Colorful neon signs in Time Square. Motorcades pushing their way through the streets of Manhattan bumper to bumper, passing the facades of glass skyscrapers, whose windows are reduced to a geometric grid. Amid all this, crowds of people stream by – on their way to work, shopping, sightseeing – being channeled through the master plan of Manhattan, which gives them little opportunity to linger. With her film Midtown (1998), Sarah Morris created a film portrait of Manhattan that explores the interconnection of people and architecture. Everything seems to be in motion, guided by the strictly geometric layout of the international metropolis. Until the early 19th century, the fast-growing city of New York expanded uncontrollably on the island of Manhattan. In 1811, a government-appointed commission presented a unique urban development plan, which was simply referred to as “the grid”. It was visionary and modern, but also monotonous and brutal, with little regard for existing topography.
Morris shot Midtown in just one day in New York. It is the first in a series of city portraits in which she documents various forms of urban life in large American cities in an abstract, associative way. “The films began with the desire to capture the momentary, all those moments that elude the static form of documentation,” explained Sarah Morris in an interview.

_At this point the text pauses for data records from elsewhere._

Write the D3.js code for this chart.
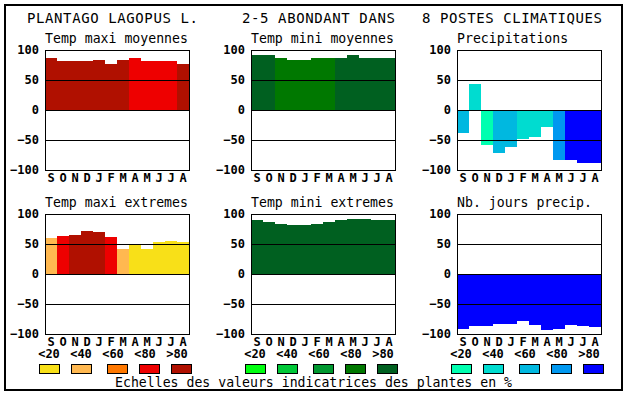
<!DOCTYPE html>
<html>
<head>
<meta charset="utf-8">
<script src="https://d3js.org/d3.v7.min.js"></script>
<style>
    body { margin: 0; background: #fff; }
    svg text { font-family: "DejaVu Sans Mono", monospace; fill: #000; }
</style>
</head>
<body>
<svg id="chart" width="630" height="394"></svg>
<script>
// months, september to august
const months = ["S", "O", "N", "D", "J", "F", "M", "A", "M", "J", "J", "A"];
const classLabels = ["<20", "<40", "<60", "<80", ">80"];

// colour scales of the indicator classes
const redScale = ["#f8e018", "#ffb850", "#ff7800", "#ee0000", "#b01000"];
const greenScale = ["#00ff10", "#00c838", "#009830", "#007800", "#006020"];
const blueScale = ["#00ffb0", "#00dcd0", "#00b8e0", "#0098f0", "#0000ff"];

const titles = ["PLANTAGO LAGOPUS L.", "2-5 ABONDANT DANS", "8 POSTES CLIMATIQUES"];
const footer = "Echelles des valeurs indicatrices des plantes en %";

// values and class (index in the colour scale) for each month
const tempMaxiMoy = [87, 82, 82, 82, 84, 77, 84, 87, 82, 82, 81, 77];
const tempMaxiMoyCls = [4, 4, 4, 4, 4, 4, 4, 3, 3, 3, 3, 4];
const tempMiniMoy = [91, 91, 86, 83, 84, 86, 87, 87, 91, 87, 87, 87];
const tempMiniMoyCls = [4, 4, 3, 3, 3, 3, 3, 4, 4, 4, 4, 4];
const precip = [-38, 44, -58, -72, -62, -49, -45, -28, -83, -83, -88, -88];
const precipCls = [2, 1, 0, 2, 2, 1, 1, 1, 3, 4, 4, 4];
const tempMaxiExt = [60, 63, 65, 72, 70, 62, 42, 48, 42, 53, 55, 53];
const tempMaxiExtCls = [1, 3, 4, 4, 4, 3, 1, 0, 0, 0, 0, 0];
const tempMiniExt = [90, 87, 84, 82, 82, 84, 87, 90, 92, 92, 90, 90];
const tempMiniExtCls = [4, 4, 4, 4, 4, 4, 4, 4, 4, 4, 4, 4];
const nbJours = [-92, -86, -86, -84, -84, -79, -85, -93, -92, -85, -87, -88];
const nbJoursCls = [4, 4, 4, 4, 4, 4, 4, 4, 4, 4, 4, 4];

const panels = [
    {name: "Temp maxi moyennes", values: tempMaxiMoy, cls: tempMaxiMoyCls, colors: redScale, col: 0, row: 0},
    {name: "Temp mini moyennes", values: tempMiniMoy, cls: tempMiniMoyCls, colors: greenScale, col: 1, row: 0},
    {name: "Precipitations", values: precip, cls: precipCls, colors: blueScale, col: 2, row: 0},
    {name: "Temp maxi extremes", values: tempMaxiExt, cls: tempMaxiExtCls, colors: redScale, col: 0, row: 1},
    {name: "Temp mini extremes", values: tempMiniExt, cls: tempMiniExtCls, colors: greenScale, col: 1, row: 1},
    {name: "Nb. jours precip.", values: nbJours, cls: nbJoursCls, colors: blueScale, col: 2, row: 1}
];

const svg = d3.select("#chart");

/** layout */
const colLeft = [45, 251, 457];
const rowTop = [50, 214];
const pw = 144, ph = 120;

// outer frame
svg.append("rect")
    .attr("x", 5).attr("y", 5)
    .attr("width", 617).attr("height", 385)
    .attr("fill", "none").attr("stroke", "#000").attr("stroke-width", 2);

// header line
const titleX = [27, 242, 422];
svg.selectAll("text.title")
    .data(titles)
    .join("text")
    .attr("class", "title")
    .attr("x", (d, i) => titleX[i])
    .attr("y", 23)
    .style("font-size", "14px")
    .style("letter-spacing", "0.6px")
    .text(d => d);

const x = d3.scaleBand().domain(d3.range(months.length)).range([0, pw]);
const y = d3.scaleLinear().domain([-100, 100]).range([ph, 0]);

panels.forEach(p => {
    let g = svg.append("g")
        .attr("transform", `translate(${colLeft[p.col]}, ${rowTop[p.row]})`);

    g.append("text")
        .attr("x", 0)
        .attr("y", -7)
        .style("font-size", "13.2px")
        .text(p.name);

    // bars
    g.selectAll("rect.bar")
        .data(p.values)
        .join("rect")
        .attr("class", "bar")
        .attr("x", (d, i) => x(i))
        .attr("y", d => Math.min(y(d), y(0)))
        .attr("width", x.bandwidth())
        .attr("height", d => Math.abs(y(d) - y(0)))
        .attr("fill", (d, i) => p.colors[p.cls[i]])
        .attr("shape-rendering", "crispEdges");

    // horizontal rules at 50, 0, -50
    g.selectAll("line.grid")
        .data([50, 0, -50])
        .join("line")
        .attr("class", "grid")
        .attr("x1", 0).attr("x2", pw)
        .attr("y1", d => y(d) + 0.5).attr("y2", d => y(d) + 0.5)
        .attr("stroke", "#000");

    g.append("rect")
        .attr("x", 0.5).attr("y", 0.5)
        .attr("width", pw).attr("height", ph)
        .attr("fill", "none").attr("stroke", "#000");

    // y axis, labels only
    let yAxis = g.append("g")
        .call(d3.axisLeft(y).tickValues([-100, -50, 0, 50, 100]).tickSize(0).tickPadding(6));
    yAxis.select(".domain").remove();
    yAxis.selectAll("text")
        .style("font-family", "'DejaVu Sans Mono', monospace")
        .style("font-size", "12px")
        .style("font-weight", "bold");

    // month letters
    let xAxis = g.append("g")
        .attr("transform", `translate(0, ${ph})`)
        .call(d3.axisBottom(x).tickSize(0).tickPadding(3).tickFormat(i => months[i]));
    xAxis.select(".domain").remove();
    xAxis.selectAll("text")
        .style("font-family", "'DejaVu Sans Mono', monospace")
        .style("font-size", "12px")
        .style("font-weight", "bold");
});

// legend of the colour classes under each column
const labelOffset = [4, 36, 68, 100, 132];
const boxOffset = [-6, 26, 62, 94, 126];
const scales = [redScale, greenScale, blueScale];

scales.forEach((colors, c) => {
    let g = svg.append("g").attr("transform", `translate(${colLeft[c]}, 0)`);

    g.selectAll("text.cls")
        .data(classLabels)
        .join("text")
        .attr("class", "cls")
        .attr("x", (d, i) => labelOffset[i])
        .attr("y", 358)
        .attr("text-anchor", "middle")
        .style("font-size", "12px")
        .style("font-weight", "bold")
        .text(d => d);

    g.selectAll("rect.box")
        .data(colors)
        .join("rect")
        .attr("class", "box")
        .attr("x", (d, i) => boxOffset[i] + 0.5)
        .attr("y", 364.5)
        .attr("width", 20)
        .attr("height", 9)
        .attr("fill", d => d)
        .attr("stroke", "#000");
});

svg.append("text")
    .attr("x", 115)
    .attr("y", 387)
    .style("font-size", "13.2px")
    .text(footer);
</script>
</body>
</html>
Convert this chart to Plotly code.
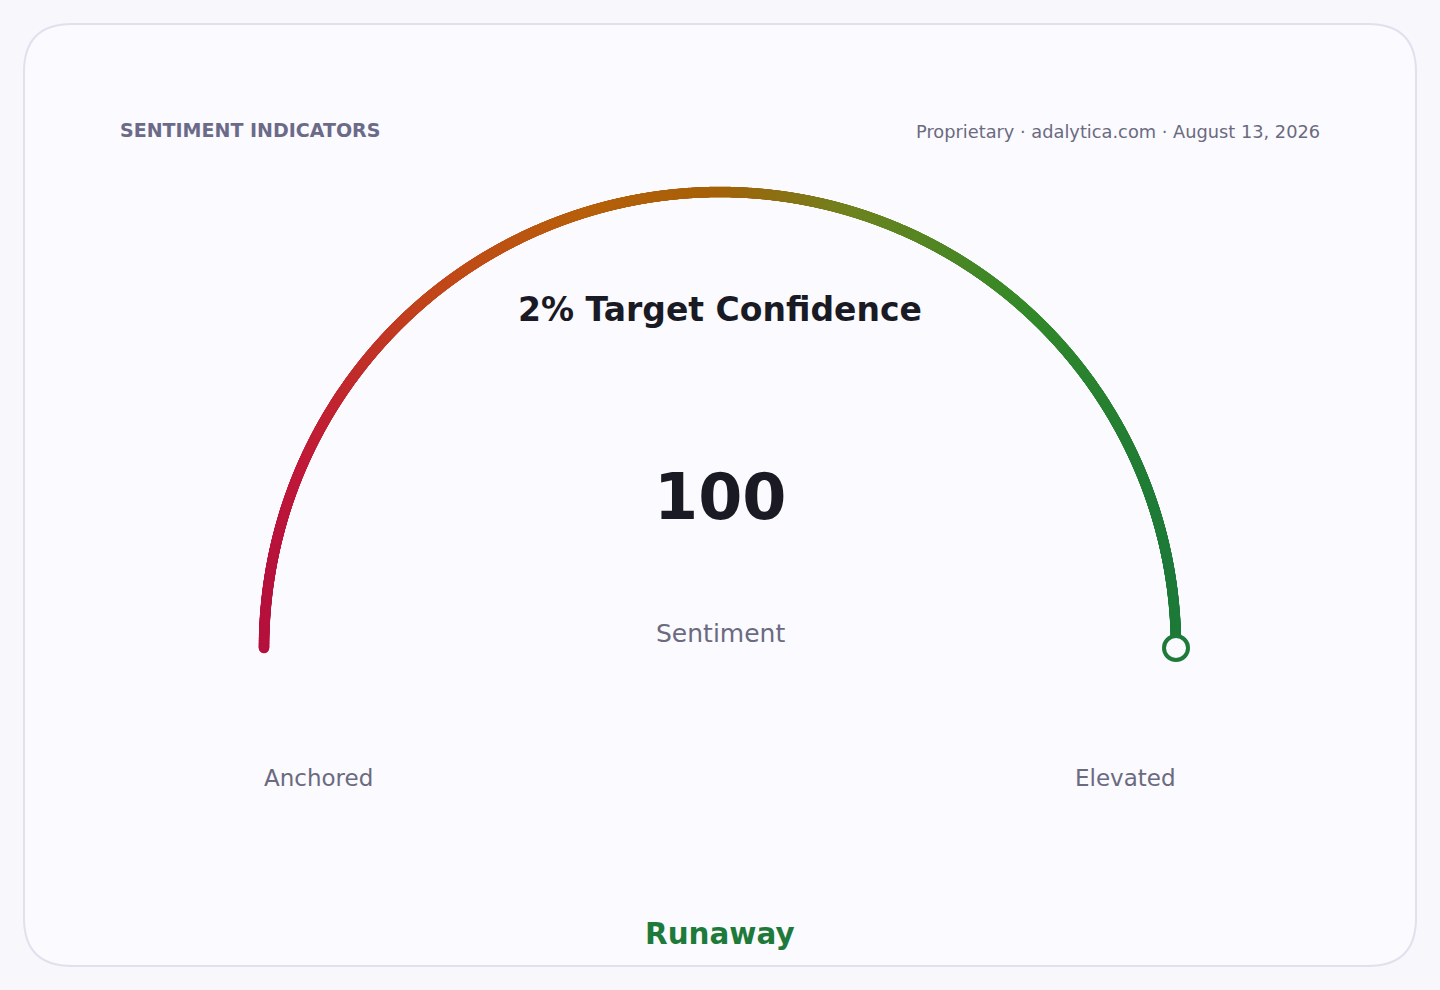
import numpy as np
import plotly.graph_objects as go

# ---- data ----
header_left = "SENTIMENT INDICATORS"
header_right = "Proprietary · adalytica.com · August 13, 2026"
gauge_title = "2% Target Confidence"
gauge_min = 0
gauge_max = 100
gauge_value = 100
value_label = "Sentiment"
min_label = "Anchored"
max_label = "Elevated"
state_label = "Runaway"

# gradient stops (fraction across the dial, colour)
grad_pos = [0.0, 0.04, 0.18, 0.35, 0.5, 0.65, 0.84, 1.0]
grad_col = ["#b5123e", "#c01a3a", "#c2461c", "#b8600c", "#a6620a", "#6e8420", "#348a2a", "#1e7a3a"]

W, H = 1440, 990
CX, CY, R = 720, 648, 456
FONT = "DejaVu Sans"


def hex2rgb(h):
    h = h.lstrip("#")
    return np.array([int(h[i:i + 2], 16) for i in (0, 2, 4)], dtype=float)


stops_rgb = np.array([hex2rgb(c) for c in grad_col])


def grad(f):
    r = np.interp(f, grad_pos, stops_rgb[:, 0])
    g = np.interp(f, grad_pos, stops_rgb[:, 1])
    b = np.interp(f, grad_pos, stops_rgb[:, 2])
    return ["rgb(%d,%d,%d)" % (a, bb, c) for a, bb, c in zip(r, g, b)]


frac = (gauge_value - gauge_min) / (gauge_max - gauge_min)
n = 2400
t = np.linspace(0, frac, n)
theta = np.pi * (1 - t)
xs = CX + R * np.cos(theta)
ys = CY - R * np.sin(theta)
xf = (xs - (CX - R)) / (2 * R)
cols = grad(xf)

fig = go.Figure()

# card
rad = 48
x0, y0, x1, y1 = 24, 24, 1416, 966
path = (f"M {x0+rad},{y0} L {x1-rad},{y0} Q {x1},{y0} {x1},{y0+rad} "
        f"L {x1},{y1-rad} Q {x1},{y1} {x1-rad},{y1} L {x0+rad},{y1} "
        f"Q {x0},{y1} {x0},{y1-rad} L {x0},{y0+rad} Q {x0},{y0} {x0+rad},{y0} Z")
fig.add_shape(type="path", path=path, xref="x", yref="y",
              fillcolor="#fafaff", line=dict(color="#e1e1ee", width=2), layer="below")

fig.add_trace(go.Scatter(x=xs, y=ys, mode="markers",
                         marker=dict(size=10.5, color=cols, line=dict(width=0)),
                         hoverinfo="skip", showlegend=False))

# end marker
fig.add_trace(go.Scatter(x=[xs[-1]], y=[ys[-1]], mode="markers",
                         marker=dict(size=24, color="#fafaff",
                                     line=dict(width=4, color=cols[-1])),
                         hoverinfo="skip", showlegend=False))


def ann(text, x, y, size, color, bold=False, xanchor="center"):
    shift = {"left": -2, "right": 2, "center": 0}[xanchor]
    fig.add_annotation(x=x, y=y, xref="x", yref="y", text=(f"<b>{text}</b>" if bold else text),
                       showarrow=False, xanchor=xanchor, yanchor="middle", xshift=shift,
                       font=dict(family=FONT, size=size, color=color))


ann(header_left, 120, 130, 19, "#6b6a88", bold=True, xanchor="left")
ann(header_right, 1320, 131, 17.8, "#6b6a80", xanchor="right")
ann(gauge_title, 720, 309, 33, "#1a1a24", bold=True)
ann(str(gauge_value), 720, 497, 63.5, "#1a1a24", bold=True)
ann(value_label, 720, 633, 25, "#6b6a80")
ann(min_label, CX - R, 778, 23, "#6b6a80", xanchor="left")
ann(max_label, CX + R, 778, 23, "#6b6a80", xanchor="right")
ann(state_label, 720, 934, 29.4, "#1e7a3a", bold=True)

fig.update_layout(
    width=W, height=H, margin=dict(l=0, r=0, t=0, b=0),
    paper_bgcolor="#f7f7fc", plot_bgcolor="rgba(0,0,0,0)",
    xaxis=dict(range=[0, W], visible=False, fixedrange=True),
    yaxis=dict(range=[H, 0], visible=False, fixedrange=True),
    showlegend=False,
)

fig.write_html("out.html", config={"displayModeBar": False},
               post_script="document.body.style.margin='0';document.body.style.background='#f7f7fc';")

The artist, who was born in Great Britain in 1967 and who lives in New York, became known for her monumental paintings – executed in house gloss paint – of strictly geometric structures that recall the facades of high-rise buildings. In her body of work, which includes paintings, films, graphics, and murals, Morris explores the influence of architecture, design, fashion, and advertising on modern life. “The films provide a kind of index of all the pictures I could have made and all the pictures I could still make,” Sarah Morris said. “They are a concentrated manifesto, a non-linear summary of what interests me.”